Oleh : Ummu Hanun
Sepiring nasi goreng dengan telur orak-arik dan tambahan sawi (meskipun agak aneh) pernah jadi menu yang tergolong mewah di kantin sekolah kala saya masih duduk di bangku SMA.
Bagaimana tidak? Sepiring nasi goreng pengganjal perut itu seharga separuh uang saku saya setiap hari. Cukup mahal- bagi ukuran remaja kinyis berseragam abu- yang masih harus menyisihkan sebagian uang untuk ongkos angkot.
Maka menyantap sepiring nasi goreng ala anak SMA adalah dengan cara patungan, membayar sepiring nasi goreng untuk dimakan keroyokan. Berdua atau bertiga.
Ketika uang jajan sedang lebih, biasanya saya beli seporsi dari uang saya semua, namun menikmatinya mesti keroyokan, karena teman-teman banyak yang minta. Alhasil, paling saya hanya memakan sepertiga atau setengah dari porsi sepiring, sisanya ludes dimakan bersama.
Waktu itu terbersit pikiran, "Enak kali ya, kalau bisa menikmati nasi goreng seporsi tanpa diminta."

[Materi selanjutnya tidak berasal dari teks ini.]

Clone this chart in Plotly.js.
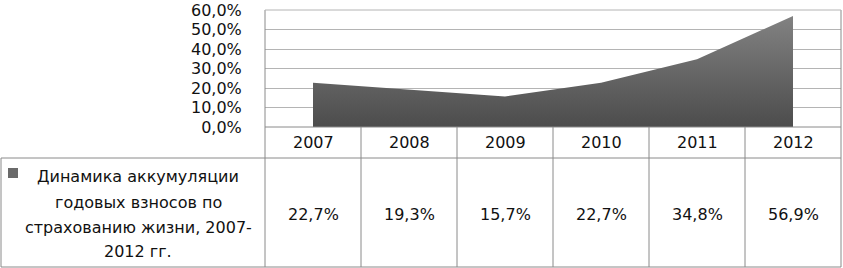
<!DOCTYPE html>
<html>
<head>
<meta charset="utf-8">
<script src="https://cdn.plot.ly/plotly-3.0.1.min.js"></script>
<style>html,body{margin:0;padding:0;background:#fff;}#chart{width:843px;height:268px;}</style>
</head>
<body>
<div id="chart"></div>
<script>
// ---- data ----
var years = ['2007', '2008', '2009', '2010', '2011', '2012'];
var values = [22.7, 19.3, 15.7, 22.7, 34.8, 56.9];
var valueLabels = ['22,7%', '19,3%', '15,7%', '22,7%', '34,8%', '56,9%'];
var yTickVals = [0, 10, 20, 30, 40, 50, 60];
var yTickLabels = ['0,0%', '10,0%', '20,0%', '30,0%', '40,0%', '50,0%', '60,0%'];
var seriesNameLines = ['Динамика аккумуляции', 'годовых взносов по', 'страхованию жизни, 2007-', '2012 гг.'];

// ---- layout geometry (pixels) ----
var W = 843, H = 268;
var ml = 265, mr = 2, mt = 10, plotBottom = 127;
var plotH = plotBottom - mt;
var plotW = W - ml - mr;
var headerBottom = 158, tableBottom = 267, tableLeft = 1;
function py(pix) { return (plotBottom - pix) / plotH; }
function px(pix) { return (pix - ml) / plotW; }

var FONT = 'DejaVu Sans, Open Sans, sans-serif';
var FS = 16;
var TXT = '#111';
var LINE = '#8a8a8a';
var GRID = '#b4b4b4';

function buildTrace(useGradient) {
  var t = {
    type: 'scatter',
    mode: 'lines',
    x: years,
    y: values,
    fill: 'tozeroy',
    fillcolor: '#606060',
    line: {width: 0, color: '#606060'},
    hoverinfo: 'skip',
    showlegend: false
  };
  if (useGradient) {
    t.fillgradient = {type: 'vertical', colorscale: [[0, '#4c4c4c'], [1, '#828282']]};
  }
  return t;
}

function buildLayout(seps) {
  var shapes = [];
  var annotations = [];
  var n = years.length;
  for (var k = 0; k <= n; k++) {
    var xx = k / n;
    var top = (k === 0 || k === n) ? 1 : 0;
    shapes.push({type: 'line', xref: 'paper', yref: 'paper', x0: xx, x1: xx,
      y0: top, y1: py(tableBottom), line: {color: LINE, width: 1}});
  }
  // top gridline (edge gridlines are dropped by plotly)
  shapes.push({type: 'line', xref: 'paper', yref: 'paper', x0: 0, x1: 1, y0: 1, y1: 1,
    line: {color: GRID, width: 1}});
  shapes.push({type: 'line', xref: 'paper', yref: 'paper', x0: 0, x1: 1, y0: 0, y1: 0,
    line: {color: LINE, width: 1}});
  shapes.push({type: 'line', xref: 'paper', yref: 'paper', x0: px(tableLeft), x1: 1,
    y0: py(headerBottom), y1: py(headerBottom), line: {color: LINE, width: 1}});
  shapes.push({type: 'line', xref: 'paper', yref: 'paper', x0: px(tableLeft), x1: 1,
    y0: py(tableBottom), y1: py(tableBottom), line: {color: LINE, width: 1}});
  shapes.push({type: 'line', xref: 'paper', yref: 'paper', x0: px(tableLeft), x1: px(tableLeft),
    y0: py(headerBottom), y1: py(tableBottom), line: {color: LINE, width: 1}});
  shapes.push({type: 'rect', xref: 'paper', yref: 'paper', x0: px(8), x1: px(18),
    y0: py(168), y1: py(178), fillcolor: '#6a6a6a', line: {width: 0}});

  for (var i = 0; i < n; i++) {
    annotations.push({xref: 'x', yref: 'paper', x: i, y: py(142.5), text: years[i],
      showarrow: false, xanchor: 'center', yanchor: 'middle', font: {family: FONT, size: FS, color: TXT}});
    annotations.push({xref: 'x', yref: 'paper', x: i, y: py(214.5), text: valueLabels[i],
      showarrow: false, xanchor: 'center', yanchor: 'middle', font: {family: FONT, size: FS, color: TXT}});
  }
  var lineY = [176.5, 202, 227, 252];
  for (var j = 0; j < seriesNameLines.length; j++) {
    annotations.push({xref: 'paper', yref: 'paper', x: px(138), y: py(lineY[j]), text: seriesNameLines[j],
      showarrow: false, xanchor: 'center', yanchor: 'middle', font: {family: FONT, size: FS, color: TXT}});
  }

  var layout = {
    width: W, height: H,
    margin: {l: ml, r: mr, t: mt, b: H - plotBottom, pad: 0},
    paper_bgcolor: '#fff', plot_bgcolor: '#fff',
    showlegend: false,
    font: {family: FONT, size: FS, color: TXT},
    xaxis: {type: 'category', range: [-0.5, n - 0.5], showgrid: false, showticklabels: false,
      zeroline: false, showline: false, ticks: ''},
    yaxis: {range: [yTickVals[0], yTickVals[yTickVals.length - 1]], tickmode: 'array',
      tickvals: yTickVals, ticktext: yTickLabels, showgrid: true,
      gridcolor: GRID, gridwidth: 1, zeroline: false, showline: false,
      ticks: 'outside', ticklen: 19, tickcolor: 'rgba(0,0,0,0)',
      ticklabeloverflow: 'allow',
      tickfont: {family: FONT, size: FS, color: TXT}},
    shapes: shapes,
    annotations: annotations
  };
  if (seps) layout.separators = seps;
  return layout;
}

var attempts = [
  [true, ', '],
  [false, ', '],
  [false, null]
];
function tryPlot(idx) {
  if (idx >= attempts.length) return;
  var a = attempts[idx];
  try {
    Plotly.purge('chart');
    var p = Plotly.newPlot('chart', [buildTrace(a[0])], buildLayout(a[1]), {displayModeBar: false, staticPlot: true});
    if (p && p.catch) p.catch(function () { tryPlot(idx + 1); });
  } catch (e) {
    tryPlot(idx + 1);
  }
}
tryPlot(0);
</script>
</body>
</html>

Waktu pun berlalu. Kalo tidak salah, pada saat jadi mahasiswi, impian saya jadi kenyataan! Uang saku jelas naik. Bahkan jumlahnya dua kali lipat dari uang jajan masa SMA. Bisalah saya beli seporsi nasi goreng untuk diri sendiri. Suapan demi suapan pun lolos dari tenggorokan. Nasi goreng di hadapan pun berbeda dengan nasi goreng sederhana di kantin sekolah. Kadang bertabur suwiran ayam. Jelas, rasanya lebih enak dari nasi goreng sederhana di kantin sekolah. Apalagi sampai suapan terakhir, nasi goreng itu saya makan sendiri. Namun, ketika itu rasanya ada rasa nasi goreng yang berbeda. Bukan, bukan soal rasa yang dikecap di lidah. Bukan soal manis asinnya. Karena sepiring nasi goreng dihadapan saya jelas lebih enak dari nasi goreng yang dicampur sawi supaya porsinya terlihat banyak ala kantin sekolah.
Rasa yang sirna itu adalah *kenikmatan berbagi*. Perasaan bahagia ketika suapan demi suapan juga ikut mengganjal perut teman yang sama-sama lapar, tapi tak punya banyak uang. Menyenangkan, menikmati sepiring nasi beramai-ramai yang jelas saja tak membuat kenyang.
Lalu saya termenung. Itukah yang namanya *barokah*? Sepiring nasi goreng yang tidak membuat kenyang, tapi membuat kita bahagia? Menyantapnya sambil bercerita tentang apa saja. Terkadang tentang sulitnya PR Fisika. Sedangkan sepiring nasi goreng yang saya habiskan sendiri hanya menghadirkan rasa enak dan sekedar kenyang saja, ada sensasi yang hilang. Rasa yang tak sama.
Dalam sebuah hadis disebutkan, Nabi shallallahu ‘alaihi wasallam sedang duduk makan bersama enam orang sahabatnya, kemudian masuk seorang Arab badui dan menghabiskan makanan yang ada hanya dalam dua kali suapan. _“Kalau saja ia menyebut nama Allah (membaca bismillah),”_ ujar Nabi, _“tentu makanan ini akan cukup buat kalian semua.”_ (HR Tirmidzi, sebagaimana disebutkan dalam Riyadh al-Shalihin).
Dan dalam riwayat lain tentang berkah/barokah disebutkan,
_"Berkumpullah kalian atas makanan dan sebutlah nama Allah, maka Allah akan memberikan keberkahan pada kalian di dalamnya."_ (HR. Abu Daud)
Diam-diam saya merindukan hari itu. Hari ketika saya berangan-angan menyantap seporsi nasi goreng sendiri, setelah sepiring nasi goreng saya tandas disantap bersama sahabat.